Briggs: Facts of Case and Court’s Reasoning
The plaintiffs in Briggs owned an approximate 11-acre tract of land in Susquehanna County, Pennsylvania above what is called the Marcellus Shale formation. The defendant, Southwestern Energy Production Company (“Southwestern”), is the lessee of oil and gas rights on a tract of land adjoining the Briggs’ property. In 2011, Southwestern began operating gas wells using hydraulic fracturing to extract the natural gas from wells located on the neighboring tract.
In 2015, the Briggs sued Southwestern asserting claims of trespass and conversion, and requesting punitive damages. In particular, the complaint alleged that Southwestern had been extracting natural gas from beneath the Briggs’ property from their operations on the neighboring tract. Southwestern answered and asserted, among other legal defenses, that the Briggs’ claims were barred by the rule of capture doctrine. Eventually, the trial court agreed and granted summary judgment in favor of Southwestern. However, the Pennsylvania Superior Court reversed. As noted, the Briggs court discussed the Coastal Oil decision extensively, but was not persuaded by the majority opinion in that case.
The Briggs court offered several rationales for its ruling. First, the court highlighted the fact that hydraulic fracturing “… is distinguishable from conventional methods of oil and gas extraction.” Oil and gas does not migrate within a shale formation in the same manner as it does in reservoir-type formation. Just as importantly, there is no free, natural flow to the petrochemicals. In a reservoir deposit, the oil and gas flows freely — escapes — without human intervention based on relative pressures within the reservoir. While the pressure might be changed by drilling a well, beyond that, no other human intervention is required with respect to the flow of the oil and gas. By contrast, in a shale formation, human intervention is needed to cause the oil and gas to move. For these reasons, the Briggs court held that the rule of capture doctrine does not preclude a subsurface trespass claim when a shale formation is involved. Further, the court noted that drilling vertically into a reservoir can truly be said to NOT trespass onto an adjoining property. By contrast, the same cannot be said for injecting fluids and pressure into the ground. Those injected fluids can reasonably be expected to cross property lines as they “chase” the oil and gas to the wellbore.
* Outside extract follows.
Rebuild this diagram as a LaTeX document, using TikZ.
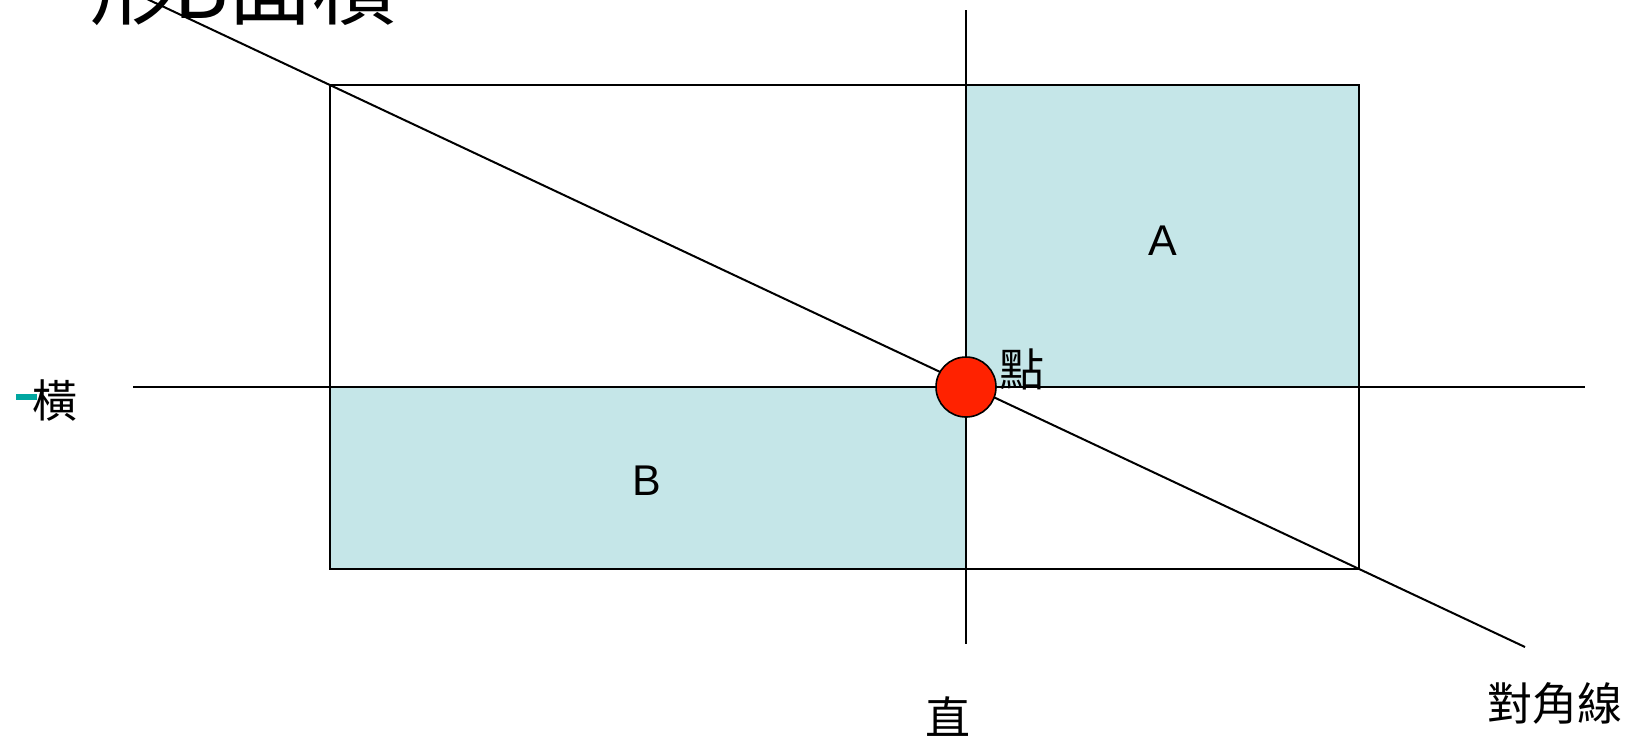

The Briggs court also highlighted public policy reasons for its holding. First, the court expressed concerns the Coastal Oil rule encourages predatory behavior directed at neighbors and at small land-holders in particular. According to the Briggs court, the Coastal Oil rule encourages lessees to locate wells near the property lines in order to extract oil and gas from beneath the neighboring property. Such behavior would be particularly harmful for owners of small land-holdings who may not have the financial wherewithal to file suit and/or otherwise challenge the oil companies. Secondly, the court expressed reservations about whether small landowners would be able to protect themselves by drilling their own wells or by drilling offset wells. As the court stated: “Hydraulic fracturing is a costly and highly specialized endeavor, and the traditional recourse to ‘go and do likewise’ is not necessarily readily available for an average landowner.”
It will be interesting to see if claims of subsurface trespass will continue to be litigated despite the Coastal Oil decision. Recently, the Texas Supreme Court specifically declined to make a generalized ruling with respect to subsurface trespass claims. In Environmental Processing v. FPL Farming, 457 SW 3d 414 (Tex. 2015) the Court expressly declined to decide whether Texas law recognizes a trespass cause of action for deep subsurface water migration.